I plan on taking Design & Theory of Agorithms and Artificial Intelligence in the Fall, and Advanced Operating Systems and Translation of Programming Languages (aka Compilers) in the Spring.
I’m on track to finish my degree by May, 2011.
12 May, 2010 § Leave a comment
This article was written by Brendan Grebur and Jared Wein.
Adapting to the next step in processor technology requires a reevaluation of current computational techniques. Many-core architecture presents a fundamentally different perspective on both software and hardware systems. With no clearly effective model to follow, we are left to our own devices for advancement. A dwarf’s approach provides guidance, but does not guarantee an effective realization of the underlying issues. However, it provides a starting point to explore the interactions of data at extreme levels of parallelism. Of course, as with any method, pitfalls may arise.
This paper is a critique of the research presented by [Asanovic 06]. We present the motivation for their work, a comparison between their proposal and present-day solutions, as well as a look at advantages and disadvantages of their proposal.
The past 16 years, from 1986 to 2002, have showed tremendous growth in processor performance. Around 2002, the industry hit a “brick wall” when it ran in to limits in memory, power, and instruction level parallelism [Hennessy and Paterson 07]. While performance gains slowed, performance requirements continued to grow at a higher pace than before.
As an example, Intel has been forecasting an “Era of Tera”. Intel claims that the future holds a time where there is demand for teraflops of computing power, terabits per second of communication bandwidth, and terabytes of data storage [Dubey 05]. To prepare for this era, Intel has claimed a “sea change” in computing and put their resources on multi- and many-core processor architectures [Fried 04].

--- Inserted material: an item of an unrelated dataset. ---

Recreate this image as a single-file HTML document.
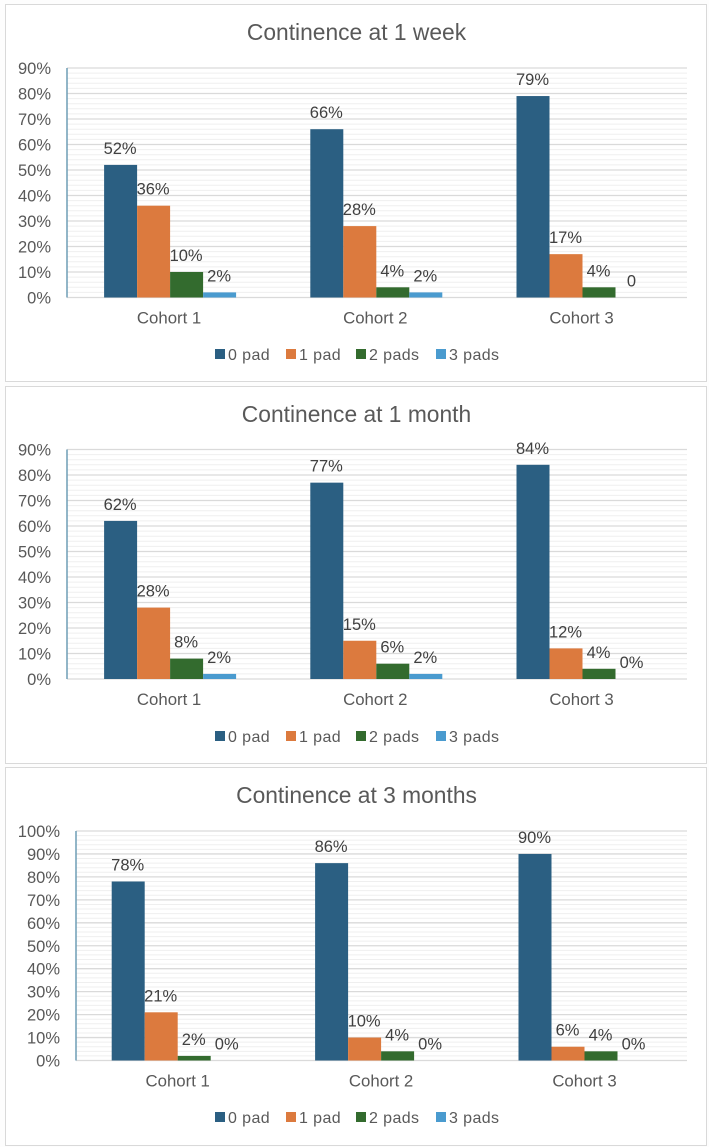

Previously these multi- and many-core computer architectures have not been successful stays in the mainstream [Asanovic 06]. Some reason that one of the causes for poor adoption is the increased complexity when working with parallel computing. [Asanovic 06] developed thirteen independent paradigms that represent the active areas of parallel computing. After compiling their list, they compared theirs with Intel’s list and noticed heavy overlaps between the two. This reassured [Asanovic 06] that they were on the right path.
Advantages of the Dwarfs
The first advantage to the dwarfs that have been proposed is that there exists only a relatively small number of dwarfs to be concerned with. Psychology research has shown that humans can cope with understanding about seven, plus or minus two, items very easily [Miller 56]. The number of dwarfs, at 13, is not too far off from this desirable number, and allows the test space to be conceivably small. Had the number of dwarfs proposed been in the hundreds, it may become too costly to determine if a system can handle all the dwarfs.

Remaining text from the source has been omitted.